-- Start of Source excerpt --
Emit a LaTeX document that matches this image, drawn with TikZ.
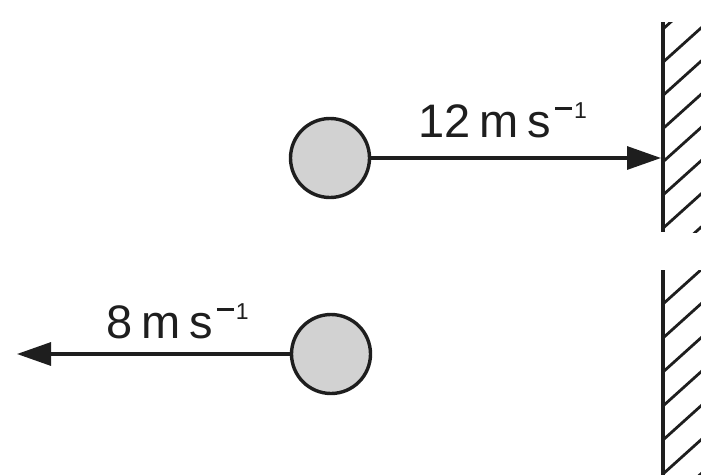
\documentclass[tikz,border=0pt]{standalone}
\usepackage{fontspec}
\setmainfont{Liberation Sans}
\usetikzlibrary{arrows.meta}
\definecolor{ballgray}{RGB}{210,210,210}
\definecolor{ink}{RGB}{30,30,30}
\newcommand{\supm}{\hspace{4pt}\raisebox{27pt}{\rule{17pt}{2.6pt}}\hspace{2pt}\raisebox{19pt}{\fontsize{23}{23}\selectfont 1}}
\begin{document}
\begin{tikzpicture}[x=1pt,y=-1pt,
  ball/.style={circle,draw=ink,fill=ballgray,line width=3.4pt,minimum size=79pt,inner sep=0pt},
  vel/.style={draw=ink,line width=3.2pt,-{Triangle[length=34pt,width=23pt]}},
  wall/.style={draw=ink,line width=4pt},
  hatch/.style={draw=ink,line width=2.8pt},
  lbl/.style={anchor=base west,inner sep=0pt,text=ink,font=\fontsize{47}{47}\selectfont}]
\useasboundingbox (0,0) rectangle (701,474);
% walls
\coordinate (w1top) at (663,22);
\coordinate (w1bot) at (663,232);
\coordinate (w2top) at (663,270);
\coordinate (w2bot) at (663,476);
\begin{scope}
  \clip (663,22) rectangle (705,232);
  \foreach \k in {0,...,7} {
    \draw[hatch] (663,{29+33.2*\k}) -- ++(60,-54);
  }
\end{scope}
\begin{scope}
  \clip (663,270) rectangle (705,476);
  \foreach \k in {0,...,7} {
    \draw[hatch] (663,{270+34*\k}) -- ++(60,-54);
  }
\end{scope}
\draw[wall] (w1top) -- (w1bot);
\draw[wall] (w2top) -- (w2bot);
% balls
\node[ball] (b1) at (330,158) {};
\node[ball] (b2) at (331,354) {};
\coordinate (hit) at (661,158);
\coordinate (tip2) at (17,354);
\draw[vel] (b1.east) -- (hit);
\draw[vel] (b2.west) -- (tip2);
% labels
\node[lbl] (v1) at (418,137) {12\hspace{9pt}m\hspace{9pt}s\supm};
\node[lbl] (v2) at (106,338) {8\hspace{9pt}m\hspace{9pt}s\supm};
\end{tikzpicture}
\end{document}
-- End of Source excerpt --
Omitting all images, print the listing exactly.

Emit a LaTeX document that matches this image, drawn with TikZ.
\documentclass[tikz,border=0pt]{standalone}
\usepackage{fontspec}
\setmainfont{Liberation Sans}
\usetikzlibrary{arrows.meta}
\definecolor{ballgray}{RGB}{210,210,210}
\definecolor{ink}{RGB}{30,30,30}
\newcommand{\supm}{\hspace{4pt}\raisebox{27pt}{\rule{17pt}{2.6pt}}\hspace{2pt}\raisebox{19pt}{\fontsize{23}{23}\selectfont 1}}
\begin{document}
\begin{tikzpicture}[x=1pt,y=-1pt,
  ball/.style={circle,draw=ink,fill=ballgray,line width=3.4pt,minimum size=79pt,inner sep=0pt},
  vel/.style={draw=ink,line width=3.2pt,-{Triangle[length=34pt,width=23pt]}},
  wall/.style={draw=ink,line width=4pt},
  hatch/.style={draw=ink,line width=2.8pt},
  lbl/.style={anchor=base west,inner sep=0pt,text=ink,font=\fontsize{47}{47}\selectfont}]
\useasboundingbox (0,0) rectangle (701,474);
% walls
\coordinate (w1top) at (663,22);
\coordinate (w1bot) at (663,232);
\coordinate (w2top) at (663,270);
\coordinate (w2bot) at (663,476);
\begin{scope}
  \clip (663,22) rectangle (705,232);
  \foreach \k in {0,...,7} {
    \draw[hatch] (663,{29+33.2*\k}) -- ++(60,-54);
  }
\end{scope}
\begin{scope}
  \clip (663,270) rectangle (705,476);
  \foreach \k in {0,...,7} {
    \draw[hatch] (663,{270+34*\k}) -- ++(60,-54);
  }
\end{scope}
\draw[wall] (w1top) -- (w1bot);
\draw[wall] (w2top) -- (w2bot);
% balls
\node[ball] (b1) at (330,158) {};
\node[ball] (b2) at (331,354) {};
\coordinate (hit) at (661,158);
\coordinate (tip2) at (17,354);
\draw[vel] (b1.east) -- (hit);
\draw[vel] (b2.west) -- (tip2);
% labels
\node[lbl] (v1) at (418,137) {12\hspace{9pt}m\hspace{9pt}s\supm};
\node[lbl] (v2) at (106,338) {8\hspace{9pt}m\hspace{9pt}s\supm};
\end{tikzpicture}
\end{document}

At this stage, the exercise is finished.